The elements will be sorted so that the first row comes first, then the second row, and so on until the end. The grid will store settings: author, difficulty (a number between 1 and 4, 1 being easiest), and grid size (6 would be six squares across and down).

To save space here, we'll use a 3x3 grid, like this one:

<grid author="Paul Hudson" difficulty="1" size="3">
 <square type="white" number="1" direction="both" downclue="Water stopper" acrossclue="Four-legged cat-hater" correct="d" current="" guessed="" />
 <square type="white" correct="o" current="" guessed="" />
 <square type="white" number="2" direction="down" downclue="Water stopper" correct="g" current=""  guessed="" />
 <square type="white" correct="a" current="" guessed="" />
 <square type="black" />
 <square type="white" correct="o" current="" guessed="" />
 <square type="white" number="3" direction="across" acrossclue="Crazily annoyed" correct="m" current="" guessed="" />
 <square type="white" correct="a" current="" guessed="" />
 <square type="white" correct="d" current="" guessed="" />
</grid>

If that were saved in the file crossword.xml, we could use the following PHP to print it out with all the correct answers.

<?php
 $crossword = simplexml_load_file("crossword.xml");
 $i = 0; // square counter
 foreach($crossword->square as $square) {
  if ($square["type"] == "white") {
    print $square["correct"];
  } else {
    print " ";
  }
  ++$i;
  if ($i % $crossword["size"] == 0) print "\n";
 }
?>
    

The if ($i % part is what inserts line breaks: the XML elements are loaded sequentially, so we need to insert a line break each time we hit $crossword["size"] or a multiple of it.

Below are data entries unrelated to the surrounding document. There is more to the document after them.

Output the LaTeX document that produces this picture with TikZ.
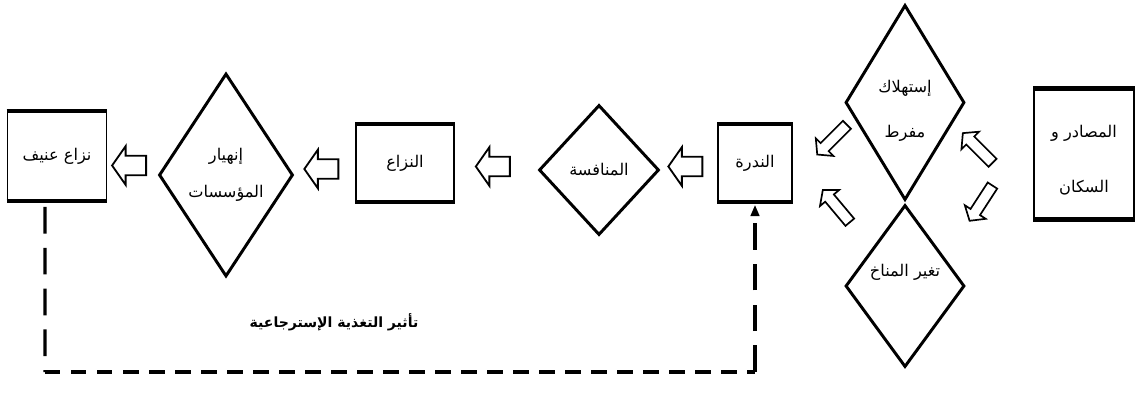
\documentclass[tikz,border=0pt]{standalone}
\usepackage{fontspec}
\newfontfamily\arabicfont[Script=Arabic]{DejaVu Sans}
\TeXXeTstate=1
\usetikzlibrary{shapes.geometric,shapes.arrows,arrows.meta}
\newcommand{\arline}[1]{{\arabicfont\beginR #1\endR}}

\begin{document}
\begin{tikzpicture}[x=0.025cm,y=-0.025cm,font=\fontsize{11.5}{13.5}\selectfont,line join=miter,
		box/.style={draw,line width=1.4pt,inner sep=2pt,align=center},
		rhomb/.style={diamond,draw,line width=2.1pt,inner sep=0pt,align=center},
		inlabel/.style={align=center,inner sep=0pt},
		harrow/.style={single arrow,draw,fill=white,line width=1.3pt,inner xsep=0pt,inner ysep=0.22cm,minimum height=0.85cm,single arrow head extend=0.24cm,single arrow tip angle=110,rotate=180},
		darrow/.style={single arrow,draw,fill=white,line width=1.2pt,inner xsep=0pt,inner ysep=0.12cm,minimum height=1.05cm,single arrow head extend=0.17cm,single arrow tip angle=100},
		fbvert/.style={line width=2.3pt,dash pattern=on 19pt off 10pt},
		fbhoriz/.style={line width=3.2pt,dash pattern=on 11pt off 7.5pt}]
	\fill[white] (0,0) rectangle (1136,394);
	\useasboundingbox (0,0) rectangle (1136,394);
	\node[box,minimum width=2.475cm,minimum height=2.2cm] (violent) at (57,156) {\arline{نزاع عنيف}};
	\node[rhomb,minimum width=3.35cm,minimum height=5.075cm] (collapse) at (226,175) {\arline{إنهيار}\\[0.45cm]\arline{المؤسسات}};
	\node[box,minimum width=2.45cm,minimum height=1.9cm] (conflict) at (405,163) {\arline{النزاع}};
	\node[rhomb,minimum width=3cm,minimum height=3.25cm] (competition) at (599,170) {\arline{المنافسة}};
	\node[box,minimum width=1.85cm,minimum height=1.9cm] (scarcity) at (755,163) {\arline{الندرة}};
	\node[rhomb,minimum width=2.975cm,minimum height=4.875cm,label={[inlabel,yshift=-0.22cm]center:{\arabicfont\beginR إستهلاك\endR}\\[0.65cm]{\arabicfont\beginR مفرط\endR}}] (consumption) at (905,102.5) {};
	\node[rhomb,minimum width=2.975cm,minimum height=4.05cm,label={[inlabel,yshift=0.35cm]center:{\arabicfont\beginR تغير المناخ\endR}}] (climate) at (905,286) {};
	\node[box,minimum width=2.5cm,minimum height=3.225cm,label={[inlabel,yshift=-0.15cm]center:{\arabicfont\beginR المصادر و\endR}\\[0.9cm]{\arabicfont\beginR السكان\endR}}] (sources) at (1084,154) {};
	\foreach \b in {violent,conflict,scarcity,sources}
		\draw[line width=3.5pt] (\b.north west) -- (\b.north east) (\b.south west) -- (\b.south east);
	\path (collapse.west) -- node[harrow] {} (violent.east);
	\path (conflict.west) -- node[harrow] {} (collapse.east);
	\path (competition.west) -- node[harrow] {} (conflict.east);
	\path (scarcity.west) -- node[harrow] {} (competition.east);
	\path (consumption.south west) -- node[darrow,rotate=225] {} (scarcity.north east);
	\path (climate.north west) -- node[pos=0.45,darrow,rotate=130] {} (scarcity.east);
	\path ([yshift=0.18cm]sources.west) -- node[pos=0.55,darrow,rotate=135] {} (consumption.south east);
	\path (sources.west) -- node[pos=0.52,darrow,rotate=237] {} (climate.north east);
	\coordinate (fbl) at (45,372);
	\coordinate (fbr) at (755,372);
	\draw[fbvert] ([xshift=-0.3cm,yshift=-0.15cm]violent.south) -- (fbl);
	\draw[fbhoriz] (fbl) -- (fbr);
	\draw[fbvert,-{Triangle[length=8pt,width=6pt]}] (fbr) -- ([yshift=-0.07cm]scarcity.south);
	\node[font=\fontsize{10}{12}\selectfont\bfseries] (fblabel) at (334,322) {\arline{تأثير التغذية الإسترجاعية}};
\end{tikzpicture}
\end{document}
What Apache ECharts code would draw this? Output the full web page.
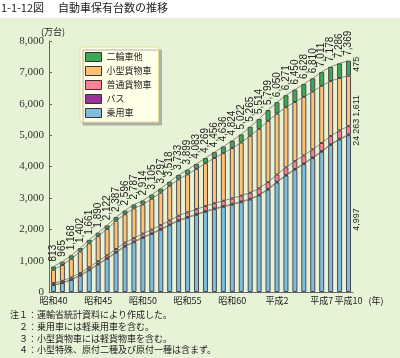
<!DOCTYPE html>
<html><head><meta charset="utf-8">
<script src="https://cdn.jsdelivr.net/npm/echarts@6/dist/echarts.min.js"></script>
<style>html,body{margin:0;padding:0;background:#fff}#c{width:400px;height:358px}</style>
</head><body><div id="c"></div>
<script>
const categories = ['昭和40','昭和41','昭和42','昭和43','昭和44','昭和45','昭和46','昭和47','昭和48','昭和49',
  '昭和50','昭和51','昭和52','昭和53','昭和54','昭和55','昭和56','昭和57','昭和58','昭和59',
  '昭和60','昭和61','昭和62','昭和63','平成元','平成2','平成3','平成4','平成5','平成6',
  '平成7','平成8','平成9','平成10'];
const shownTickIndex = [0,5,10,15,20,25,30,33];
const yTicks = [0,1000,2000,3000,4000,5000,6000,7000,8000];
const totals = [813,965,1168,1402,1661,1890,2122,2387,2596,2787,2914,3105,3297,3518,3733,3899,4083,4269,4456,4636,4824,5022,5265,5514,5799,6050,6271,6450,6628,6810,7011,7178,7286,7369];
const passenger = [219,284,384,521,693,878,1057,1253,1447,1585,1724,1848,1983,2128,2267,2366,2461,2554,2639,2714,2784,2865,2948,3078,3262,3492,3708,3896,4077,4268,4468,4687,4861,4997];
const bus = [10,11,13,15,17,19,20,21,21,22,22,22,23,23,23,23,23,23,23,23,23,23,23,23,24,24,24,24,24,24,24,24,24,24];
const ordinaryTruck = [55,60,66,72,79,86,92,98,105,110,114,119,125,132,141,150,156,161,166,170,176,183,192,203,215,229,240,247,251,254,257,259,261,263];
const smallTruck = [424,505,597,684,762,797,841,900,905,950,929,986,1036,1100,1157,1210,1283,1366,1443,1519,1606,1691,1817,1895,1953,1940,1919,1888,1866,1839,1822,1753,1675,1611];
const twoWheel = [105,105,108,110,110,110,112,115,118,120,125,130,130,135,145,150,160,165,185,210,235,260,285,315,345,365,380,395,410,425,440,455,465,475];

const seriesDefs = [
  {name:'乗用車', data:passenger, color:'#80BCE0', shift:-6},
  {name:'バス', data:bus, color:'#993399', shift:-6},
  {name:'普通貨物車', data:ordinaryTruck, color:'#FF8094', shift:4},
  {name:'小型貨物車', data:smallTruck, color:'#FFC078', shift:-5},
  {name:'二輪車他', data:twoWheel, color:'#3DA856', shift:4}
];
const fmt = v => String(v).replace(/\B(?=(\d{3})+(?!\d))/g, ',');
const labelFont = {fontFamily:'Liberation Sans', fontSize:10, color:'#222'};
const sideFont = {fontFamily:'Liberation Sans', fontSize:9, color:'#222'};

const series = [];
seriesDefs.forEach((s, si) => {
  const last = s.data.length - 1;
  series.push({
    name: s.name, type:'bar', stack:'total', barWidth:5, z:3,
    itemStyle:{color:s.color, borderColor:'#4a4a4a', borderWidth:1},
    data: s.data.map((v,i) => i === last ? {value:v, label:{show:true, position:'right', rotate:90, distance:5,
      align:'center', verticalAlign:'middle', offset:[s.shift,0], formatter: () => fmt(v), ...sideFont}} : v)
  });
});
seriesDefs.forEach((s, si) => {
  series.push({
    name: 'line'+si, type:'line', stack:'lines', z:1, silent:true,
    symbol:'circle', symbolSize:0.1, itemStyle:{color:'rgba(0,0,0,0)'},
    lineStyle:{color:'#8a8a7e', width:1},
    data: s.data,
    label: si === seriesDefs.length-1 ? {show:true, position:'top', rotate:90, distance:5,
      align:'left', verticalAlign:'middle', formatter: p => fmt(totals[p.dataIndex]), ...labelFont} : {show:false}
  });
});

const chart = echarts.init(document.getElementById('c'), null, {renderer:'canvas'});
chart.setOption({
  animation:false,
  backgroundColor:'#ffffff',
  graphic:[
    {type:'rect', left:0, top:18, shape:{width:400, height:340}, style:{fill:'#E6F3D6'}, z:-10},
    {type:'text', left:1, top:2, style:{text:'1-1-12図', font:'11px "Noto Sans CJK JP"', fill:'#222'}},
    {type:'text', left:58, top:2, style:{text:'自動車保有台数の推移', font:'11px "Noto Sans CJK JP"', fill:'#222'}},
    {type:'text', left:10, top:309, style:{text:'注１：運輸省統計資料により作成した。\n　２：乗用車には軽乗用車を含む。\n　３：小型貨物車には軽貨物車を含む。\n　４：小型特殊、原付二種及び原付一種は含まず。',
      font:'9px "Noto Sans CJK JP"', fill:'#222', lineHeight:11.7}}
  ],
  grid:{left:49, right:47, top:41, bottom:66},
  legend:{
    data:['二輪車他','小型貨物車','普通貨物車','バス','乗用車'],
    orient:'vertical', left:80, top:47, icon:'rect',
    itemWidth:16, itemHeight:9, itemGap:4,
    padding:[5,7,4,5],
    backgroundColor:'#FFFFE8', borderColor:'#E6DC9E', borderWidth:1,
    shadowColor:'#b0b0a8', shadowOffsetX:3, shadowOffsetY:3, shadowBlur:0,
    itemStyle:{borderColor:'#333', borderWidth:1},
    textStyle:{fontFamily:'Noto Sans CJK JP', fontSize:9, color:'#222', lineHeight:9}
  },
  xAxis:{
    type:'category', data:categories,
    name:'(年)', nameLocation:'end', nameGap:0,
    nameTextStyle:{fontFamily:'Noto Sans CJK JP', fontSize:9, color:'#222', align:'left', verticalAlign:'top', padding:[4,0,0,-7]},
    axisLine:{lineStyle:{color:'#666', width:1}},
    axisTick:{show:false},
    axisLabel:{interval: i => shownTickIndex.includes(i), margin:4, hideOverlap:false,
      fontFamily:'Noto Sans CJK JP', fontSize:9, color:'#222'}
  },
  yAxis:{
    type:'value', min:yTicks[0], max:yTicks[yTicks.length-1], interval:1000,
    name:'(万台)', nameLocation:'end', nameGap:5,
    nameTextStyle:{fontFamily:'Noto Sans CJK JP', fontSize:9, color:'#222', align:'left', padding:[0,0,0,-8]},
    axisLine:{show:true, lineStyle:{color:'#666', width:1}},
    axisTick:{show:true, inside:true, length:3, lineStyle:{color:'#666'}},
    splitLine:{show:false},
    axisLabel:{formatter: v => fmt(v), margin:5, fontFamily:'Liberation Serif', fontSize:11, color:'#333'}
  },
  series
});
</script></body></html>
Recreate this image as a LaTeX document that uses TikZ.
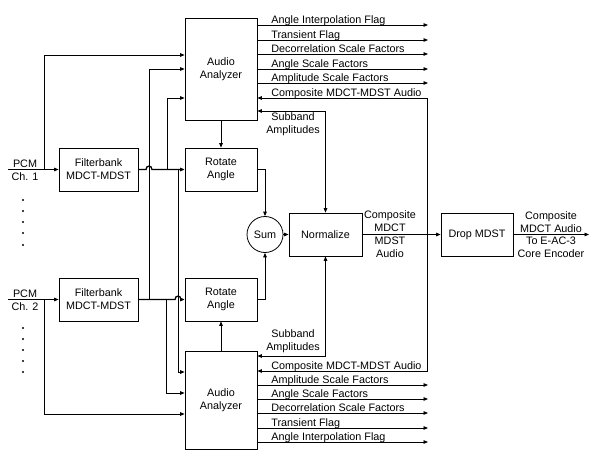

Is that it? Well, our effort only displays puzzles rather than allowing people to solve them, it doesn't generate puzzles (hint: snag one of the many free dictionaries from the web), and it doesn't have a pretty GUI attached to it. I'm leaving the first two for you to fix yourself, but it just so happens that next tutorial will help you with the third.

SUDOKU HINTS, PART 2

Here are some more tips to help you win our Sudoku bounty. Am I nice or what?

  • Create a function called solve() that takes a square as its parameter and tries to place a number into a given box.
  • Inside the solve() function, call various other functions that try one individual method of solving, for example solveTwin(), solveBrute() and so on. This makes it easy to order them for maximum performance later on.
  • Use a serialised array for the 'guessed' attribute—your puzzlers can make multiple guesses, remember.
  • Write three functions that return an array of all elements in the same box, row, and column as the current square. You'll use this often, so get it right in functions for easy re-use.
  • Don't try to write a complicated multi-threaded solution. Unless you have some serious brainfarts, your code will be plenty fast enough.
  • For the most basic solution, use random numbers to determine where you start. To get an idea of difficulty, run the program three times and average the number of moves required to solve it.
  • For a more advanced solution, examine what's on the board and intelligently choose somewhere to start. This is harder: get the random number solver working first, then go from there—it's better to have a basic solver than no solver at all!

That's enough hints for now, but you might want to refer to last tutorial for more. If you're lucky, you'll get a third set of clues next tutorial, but you should be on your way to a solution by then!

QUICK TIP: Multiple expressions

It's possible to run multiple expressions at once. For example, you might want the names of heads of states of countries in the world in North America, but only if the head of state has children:

$na_hos_with_kids = $countries->XPath('/countries/country[continent="North America"]/headofstate[haschildren = true()]/name');

Yes, it works, and no, it's not easily read; but it's all we have!